- Born: October 31, 1952 (age 73)
- Education: University of Sydney (Ph.D., 1979) University of Sydney (Mech. Eng. 1st Honours, University Medalist, 1975)
- Awards: Australian Academy of Science ASEAN Academy of Engineering and Technology Centenary Medal Gordon Bell Prize Australian Society of Rheology Medal Edgeworth David Medal Senior Fulbright Scholar
- Scientific career
- Fields: Rheology Bioengineering Mechanical Engineering Materials Science and Engineering
- Workplaces: National University of Singapore

= Nhan Phan-Thien =

Nhan Phan-Thien, Fellow of the Australian Academy of Science (born October 31, 1952, in AnGiang, Vietnam), is an emeritus professor of mechanical engineering at the National University of Singapore, Singapore, and also a professor at Mekong University, Vinh Long Province, Vietnam. He was an associate editor of Physics of Fluids (2016–25) and served as a Deputy Editor (2023–25) for the same journal. He is currently a Founding Deputy Editor for the journals Transport Phenomena and Open Transport (2023–), and serves as an editorial board member of the Journal of Non-Newtonian Fluid Mechanics. He held a Personal Chair at
University of Sydney [1991-02] and head of the Mechanical Engineering Department National University of Singapore [2016–19]. His contribution to the rheology field includes the PTT (Phan-Thien – Tanner) model for viscoelastic fluid (1694 citations) and its variant (759 citations).

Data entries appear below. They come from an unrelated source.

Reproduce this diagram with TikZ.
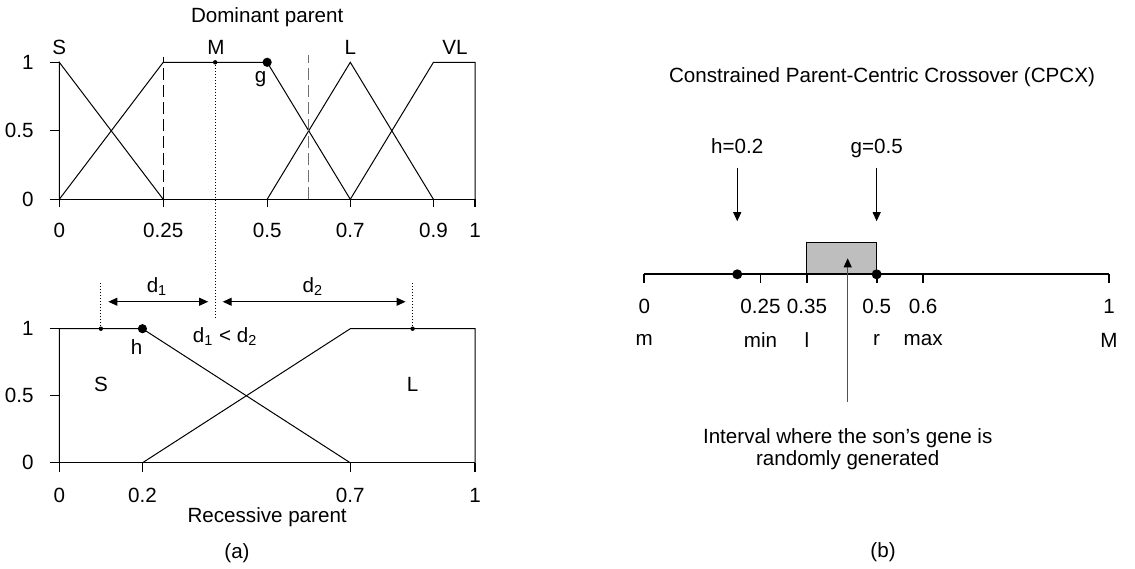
\documentclass[tikz,border=0pt]{standalone}
\usepackage{fontspec}
\setmainfont{Liberation Sans}
\usetikzlibrary{arrows.meta,positioning,calc}
\definecolor{boxgray}{HTML}{BEBEBE}
\definecolor{dashgray}{HTML}{707070}
\definecolor{pointer}{HTML}{505050}

\begin{document}
\begin{tikzpicture}[x=0.5pt,y=-0.5pt,font=\fontsize{10.3}{12}\selectfont,line width=0.5pt]
        \tikzstyle{lbl}=[inner sep=0pt]
        \tikzstyle{sdot}=[circle,fill,inner sep=0pt,minimum size=2.2pt]
        \tikzstyle{bdot}=[circle,fill,inner sep=0pt,minimum size=4.6pt]
        \tikzstyle{arr}=[-{Triangle[length=4.5pt,width=4pt]}]
        \tikzstyle{dblarr}=[{Triangle[length=4.5pt,width=4pt]}-{Triangle[length=4.5pt,width=4pt]}]
        \tikzstyle{fine}=[dash pattern=on 0.5pt off 1pt]
        \tikzstyle{longdash}=[dash pattern=on 6pt off 2.5pt]
        \useasboundingbox (0,0) rectangle (1135,568);
        % (a) dominant parent
        \begin{scope}[shift={(59.3,199.3)},x=207.85pt,y=68.5pt]
          \draw[line width=0.65pt] (0,0) -- (1,0);
          \foreach \y in {0,0.5,1}
            \draw[line width=0.65pt] (0,\y) -- (-0.0217,\y) node[lbl,left=8pt] {\y};
          \foreach \x in {0,0.25,0.5,0.7,0.9,1} {
            \draw[line width=0.65pt] (\x,0) -- (\x,-0.058);
            \node[lbl] at (\x,-0.225) {\x};
          }
          \draw (0,0) -- (0,1) -- (0.25,0);
          \draw (0,0) -- (0.25,1) -- (0.5,1) -- (0.7,0);
          \draw (0.5,0) -- (0.7,1) -- (0.9,0);
          \draw (0.7,0) -- (0.9,1) -- (1,1) -- (1,0);
          \draw[longdash] (0.25,0) -- (0.25,1.04);
          \draw[longdash,dashgray] (0.6,0) -- (0.6,1.05);
          \node[lbl] (ds)  at (0,1.112)     {S};
          \node[lbl] (dm)  at (0.377,1.112) {M};
          \node[lbl] (dl)  at (0.7,1.112)   {L};
          \node[lbl] (dvl) at (0.952,1.112) {VL};
          \node[lbl] (dtitle) at (0.5,1.33) {Dominant parent};
          \node[sdot] (mtop) at (0.375,1) {};
          \node[bdot] (g) at (0.5,1) {};
          \node[lbl] (glab) at (0.484,0.875) {g};
        \end{scope}
        % (a) recessive parent
        \begin{scope}[shift={(59.3,462.8)},x=207.85pt,y=67.05pt]
          \draw[line width=0.65pt] (0,0) -- (1,0);
          \foreach \y in {0,0.5,1}
            \draw[line width=0.65pt] (0,\y) -- (-0.0217,\y) node[lbl,left=8pt] {\y};
          \foreach \x in {0,0.2,0.7,1} {
            \draw[line width=0.65pt] (\x,0) -- (\x,-0.067);
            \node[lbl] at (\x,-0.24) {\x};
          }
          \draw (0,0) -- (0,1) -- (0.2,1) -- (0.7,0);
          \draw (0.2,0) -- (0.7,1) -- (1,1) -- (1,0);
          \node[sdot] (sl) at (0.1,1) {};
          \node[sdot] (ll) at (0.85,1) {};
          \node[bdot] (h) at (0.2,1) {};
          \coordinate (mbot) at (0.375,1.072);
          \coordinate (slup) at (0.1,1.35);
          \coordinate (llup) at (0.85,1.35);
          \draw[fine] (sl) -- (slup);
          \draw[fine] (ll) -- (llup);
          \coordinate (d1a) at (0.118,1.201);
          \coordinate (d1b) at (0.358,1.201);
          \coordinate (d2a) at (0.393,1.201);
          \coordinate (d2b) at (0.833,1.201);
          \draw[dblarr] (d1a) -- (d1b);
          \draw[dblarr] (d2a) -- (d2b);
          \node[lbl] (d1lab) at (0.235,1.313) {d\textsubscript{1}};
          \node[lbl] (d2lab) at (0.610,1.313) {d\textsubscript{2}};
          \node[lbl] (cmp) at (0.399,0.94) {d\textsubscript{1} < d\textsubscript{2}};
          \node[lbl] (hlab) at (0.186,0.864) {h};
          \node[lbl] (rs) at (0.1,0.588) {S};
          \node[lbl] (rl) at (0.85,0.588) {L};
          \node[lbl] (rtitle) at (0.5,-0.404) {Recessive parent};
          \node[lbl] (capa) at (0.4275,-0.673) {(a)};
        \end{scope}
        \draw[fine] (mtop) -- (mbot);
        % (b) CPCX
        \begin{scope}[shift={(644.3,274.3)},x=232.35pt,y=0.5pt]
          \draw[fill=boxgray] (0.35,0) rectangle (0.5,32);
          \draw[line width=0.85pt] (0,0) -- (1,0);
          \foreach \x/\t/\n in {0/0/m,0.25/0.25/min,0.35/0.35/l,0.5/0.5/r,0.6/0.6/max,1/1/M} {
            \draw[line width=0.85pt] (\x,0) -- (\x,-9);
            \node[lbl] at (\x,-32.4) {\t};
            \node[lbl] at (\x,-65.7) {\n};
          }
          \node[bdot,minimum size=5pt] (hd) at (0.2,0) {};
          \node[bdot,minimum size=5pt] (gd) at (0.5,0) {};
          \node[lbl,anchor=base] (hval) at (0.2,121) {h=0.2};
          \node[lbl,anchor=base] (gval) at (0.5,121) {g=0.5};
          \draw[arr,shorten <=7.2pt,shorten >=23.8pt] (hval.base) -- (hd);
          \draw[arr,shorten <=7.2pt,shorten >=23.8pt] (gval.base) -- (gd);
          \node[lbl] (btitle) at (0.5115,197.3) {Constrained Parent-Centric Crossover (CPCX)};
          \coordinate (tip) at (0.4377,16);
          \node[lbl,align=center,font=\fontsize{10.3}{11}\selectfont] (note) at (0.4377,-174.7)
            {Interval where the son’s gene is\\randomly generated};
          \draw[pointer,-{Triangle[length=4.5pt,width=4pt,color=black]},shorten <=13pt] (note.north -| tip) -- (tip);
          \node[lbl] (capb) at (0.5137,-277.7) {(b)};
        \end{scope}
      \end{tikzpicture}
\end{document}
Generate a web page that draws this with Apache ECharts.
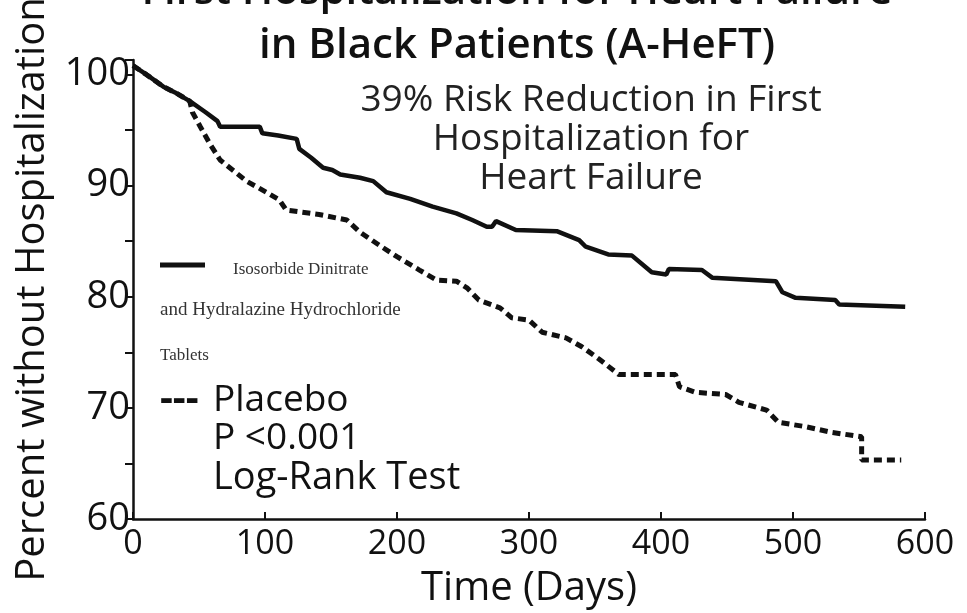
<!DOCTYPE html>
<html>
<head>
<meta charset="utf-8">
<script src="https://cdn.jsdelivr.net/npm/echarts@6/dist/echarts.min.js"></script>
<style>
html,body{margin:0;padding:0;background:#fff;}
#c{width:967px;height:613px;}
</style>
</head>
<body>
<div id="c"></div>
<script>
// ---- data ----
var titleLines = ['First Hospitalization for Heart Failure', 'in Black Patients (A-HeFT)'];
var noteLines = ['39% Risk Reduction in First', 'Hospitalization for', 'Heart Failure'];
var seriesNames = ['Isosorbide Dinitrate and Hydralazine Hydrochloride Tablets', 'Placebo'];
var xTicks = [0, 100, 200, 300, 400, 500, 600];
var yTicks = [60, 70, 80, 90, 100];

// [day, percent without hospitalization]
var isdnHyd = [
  [0,100.8],[10,100.0],[23,98.9],[33,98.3],[43,97.6],[55,96.6],[64,95.8],[66,95.3],
  [96,95.3],[98,94.7],[110,94.5],[124,94.2],[126,93.3],[135,92.5],[144,91.6],[151,91.4],
  [157,91.0],[172,90.7],[182,90.4],[192,89.4],[210,88.8],[227,88.1],[245,87.5],[257,86.9],
  [268,86.3],[272,86.3],[275,86.8],[290,86.0],[321,85.9],[338,85.1],[343,84.5],[360,83.8],
  [378,83.7],[393,82.2],[404,82.0],[406,82.5],[431,82.4],[439,81.7],[487,81.4],[492,80.4],
  [502,79.9],[532,79.7],[535,79.3],[585,79.1]
];
var placebo = [
  [0,100.8],[10,100.0],[23,98.9],[33,98.3],[43,97.6],[45,96.6],[51,95.3],[58,93.8],
  [66,92.3],[86,90.4],[101,89.4],[111,88.7],[116,87.8],[141,87.4],[162,86.9],[172,85.8],
  [187,84.6],[200,83.6],[217,82.4],[230,81.5],[245,81.4],[253,80.8],[262,79.7],[278,79.0],
  [287,78.1],[300,77.9],[310,76.8],[328,76.3],[340,75.5],[353,74.4],[368,73.0],[411,73.0],
  [414,71.9],[426,71.4],[449,71.2],[459,70.5],[480,69.8],[489,68.7],[510,68.3],[529,67.8],
  [552,67.4],[552,65.3],[582,65.3]
];

var SANS = '"Open Sans", "Noto Sans", sans-serif';
var SERIF = '"Liberation Serif", "DejaVu Serif", serif';

var chart = echarts.init(document.getElementById('c'));
chart.setOption({
  backgroundColor: '#ffffff',
  animation: false,
  title: {
    text: titleLines.join('\n'),
    left: 512,
    textAlign: 'center',
    top: -40,
    textStyle: { fontFamily: SANS, fontSize: 42, fontWeight: 600, color: '#111', lineHeight: 54 }
  },
  grid: { left: 133, right: 42, top: 60, bottom: 94, outerBoundsMode: 'none', containLabel: false },
  xAxis: {
    type: 'value', min: 0, max: 600, interval: 100,
    name: 'Time (Days)', nameLocation: 'middle', nameGap: 50,
    nameTextStyle: { fontFamily: SANS, fontSize: 40, color: '#111' },
    axisLine: { lineStyle: { color: '#111', width: 2.5 } },
    axisTick: { inside: true, length: 7, lineStyle: { color: '#111', width: 2 } },
    axisLabel: { fontFamily: SANS, fontSize: 34, color: '#111', margin: 8,
      formatter: function (v) { return xTicks.indexOf(v) >= 0 ? String(v) : ''; } },
    splitLine: { show: false }
  },
  yAxis: {
    type: 'value', min: 60, max: 101.3, interval: 10,
    name: 'Percent without Hospitalization', nameLocation: 'middle', nameGap: 80,
    nameTextStyle: { fontFamily: SANS, fontSize: 40, color: '#111' },
    axisLine: { lineStyle: { color: '#111', width: 2.5 } },
    axisTick: { length: 8, lineStyle: { color: '#111', width: 2 } },
    minorTick: { show: true, splitNumber: 2, length: 8, lineStyle: { color: '#111', width: 2 } },
    axisLabel: { fontFamily: SANS, fontSize: 38, color: '#111', margin: 3, showMaxLabel: false,
      formatter: function (v) { return yTicks.indexOf(v) >= 0 ? String(v) : ''; } },
    splitLine: { show: false }
  },
  series: [
    { name: seriesNames[1], type: 'line', data: placebo, symbol: 'none', z: 2,
      lineStyle: { color: '#111', width: 5, type: [8, 5] } },
    { name: seriesNames[0], type: 'line', data: isdnHyd, symbol: 'none', z: 3,
      lineStyle: { color: '#111', width: 4.5 } }
  ],
  graphic: [
    { type: 'text', x: 591, y: 100, style: { text: noteLines[0], font: '37px ' + SANS, fill: '#222', align: 'center', verticalAlign: 'middle' } },
    { type: 'text', x: 591, y: 139, style: { text: noteLines[1], font: '37px ' + SANS, fill: '#222', align: 'center', verticalAlign: 'middle' } },
    { type: 'text', x: 591, y: 178, style: { text: noteLines[2], font: '37px ' + SANS, fill: '#222', align: 'center', verticalAlign: 'middle' } },
    { type: 'line', shape: { x1: 160, y1: 265, x2: 205, y2: 265 }, style: { stroke: '#111', lineWidth: 5 } },
    { type: 'text', x: 233, y: 270, style: { text: 'Isosorbide Dinitrate', font: '17px ' + SERIF, fill: '#333', verticalAlign: 'middle' } },
    { type: 'text', x: 160, y: 310, style: { text: 'and Hydralazine Hydrochloride', font: '19px ' + SERIF, fill: '#333', verticalAlign: 'middle' } },
    { type: 'text', x: 160, y: 356, style: { text: 'Tablets', font: '17px ' + SERIF, fill: '#333', verticalAlign: 'middle' } },
    { type: 'text', x: 160, y: 400, style: { text: '---', font: 'bold 40px ' + SANS, fill: '#111', verticalAlign: 'middle' } },
    { type: 'text', x: 213, y: 400, style: { text: 'Placebo', font: '37px ' + SANS, fill: '#111', verticalAlign: 'middle' } },
    { type: 'text', x: 213, y: 438, style: { text: 'P <0.001', font: '37px ' + SANS, fill: '#111', verticalAlign: 'middle' } },
    { type: 'text', x: 213, y: 478, style: { text: 'Log-Rank Test', font: '38px ' + SANS, fill: '#111', verticalAlign: 'middle' } }
  ]
});
</script>
</body>
</html>
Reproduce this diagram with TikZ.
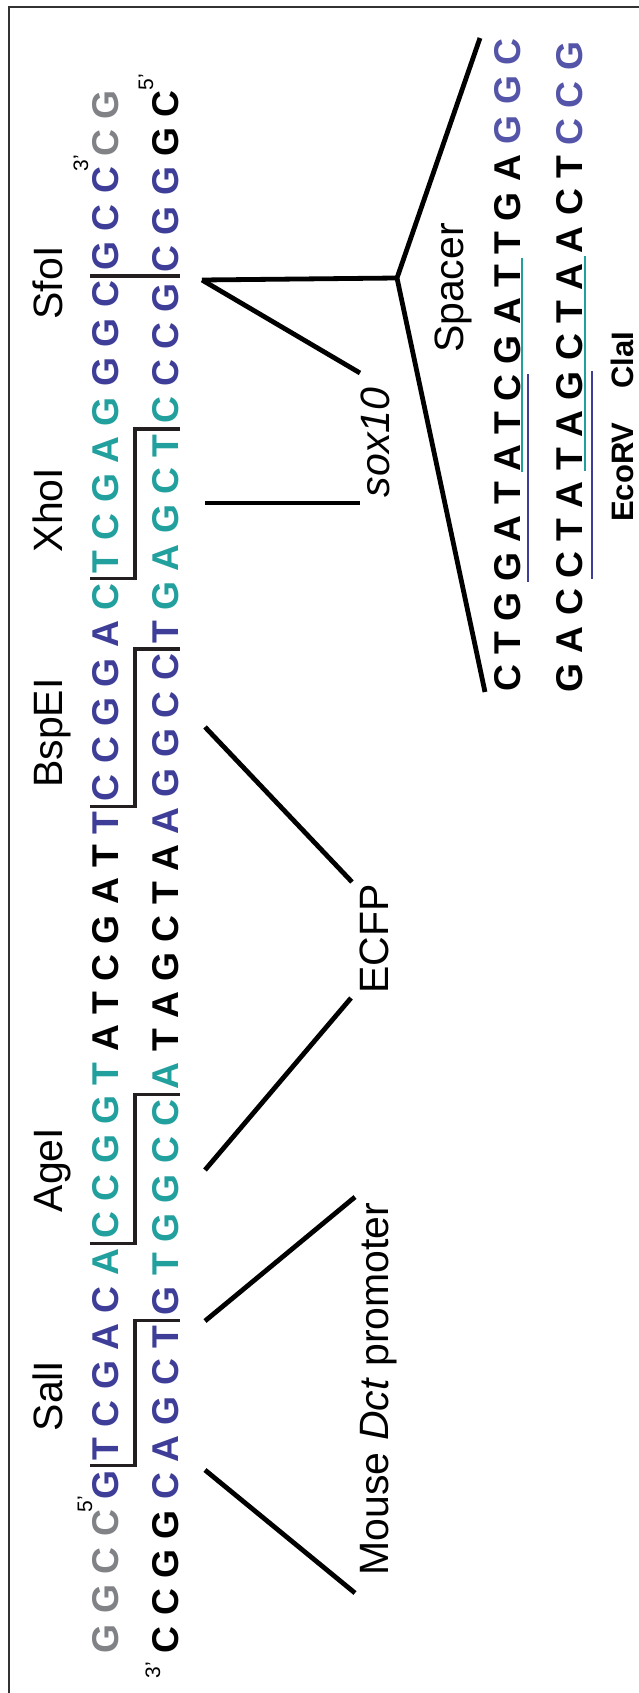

He is the author and co-author of several books in rheology

==Education==
Phan-Thien graduated from the University of Sydney, Sydney Australia, with a BEng (Mech. Eng. 1st Honours, University Medalist, 1975). He later completed a PhD degree at the University of Sydney, the Department of Mechanical Engineering in 1979.

==Career==
He has been a faculty member in mechanical engineering at University of Newcastle (Australia) (1978–80) and at the University of Sydney, Sydney, Australia (1980–02). At the University of Sydney, he held a personal chair (1991–02). He was a professor of mechanical engineering at the National University of Singapore, Singapore (2000–04, 2011–present). He was the founding chair in Bio-Engineering Division, which later becomes known as Biomedical Engineering Department at the National University of Singapore. He has held visiting professorships in Los Alamos National Laboratory, New Mexico, US, Caltech, California, US, and Stanford University, California, US, a Qiushi Chair Professor at Zhejiang University, Hangzhou, China, an adjunct professor at the University of Southern Queensland, Queensland, Australia, and an honorary professor at the University of Sydney, Sydney, Australia.

==Research==
Phan-Thien and his group have published extensively on the rheology of polymeric liquids, computational and constitutive modelling.

==Honours and awards==
- Professor, Mekong University (MKU), Vinh Long Province (2025–);
- Qiushi Chair Professor, Zhejiang University (2018–21);
- Fellow of the ASEAN Academy of Engineering and Technology (elected 2016);
- Fellow of the Australian Academy of Science (elected 1999);
- Centenary Medal, awarded by the Governor General of Australia for services to Australian society and science in mechanical engineering (2001);
- Gordon Bell Prize, Price-Performance category, IEEE Computer Society (1997);
- Australian Society of Rheology Medal, awarded by the Australian Society of Rheology for distinguished contributions to Rheology (1997);
- Edgeworth David Medal, awarded by the Royal Society of New South Wales, for distinguished research in science amongst younger workers in Applied Mechanics (1982);
- Senior Fulbright Scholar (1982–83), California Institute of Technology, California, USA.

==Books==
- Langevin Analysis of Microstructured Fluids (SpringerBriefs in Applied Sciences and Technology), ISBN 978-981-95-2317-7, Springer, 2026,
- Understanding Viscoelasticity: Basics of Rheology (Advanced Texts in Physics), ISBN 978-3540433958, Springer; 1st Edition 2002, 2nd Edition 2008,
- Understanding Viscoelasticity: An Introduction to Rheology (Graduate Texts in Physics), ISBN 978-3319619996, 3rd Edition with Nam Mai-Duy 2017, Springer,
- Understanding Viscoelasticity: An Introduction to Rheology (Graduate Texts in Physics), ISBN 978-3642329579, 2nd Edition 2013, Springer,
- Microstructures in Elastic Media: Principles and Computational Methods, ISBN 978-0195090864, 1st Edition with Sangtae Kim 1994, Oxford University Press,
- Numerical Study on Some Rheological Problems of Fibre Suspensions: Numerical Simulations of Fibre Suspensions, ISBN 978-3836476867, with Xijun Fan and Roger I. Tanner 2008, VDM Verlag Dr. Müller.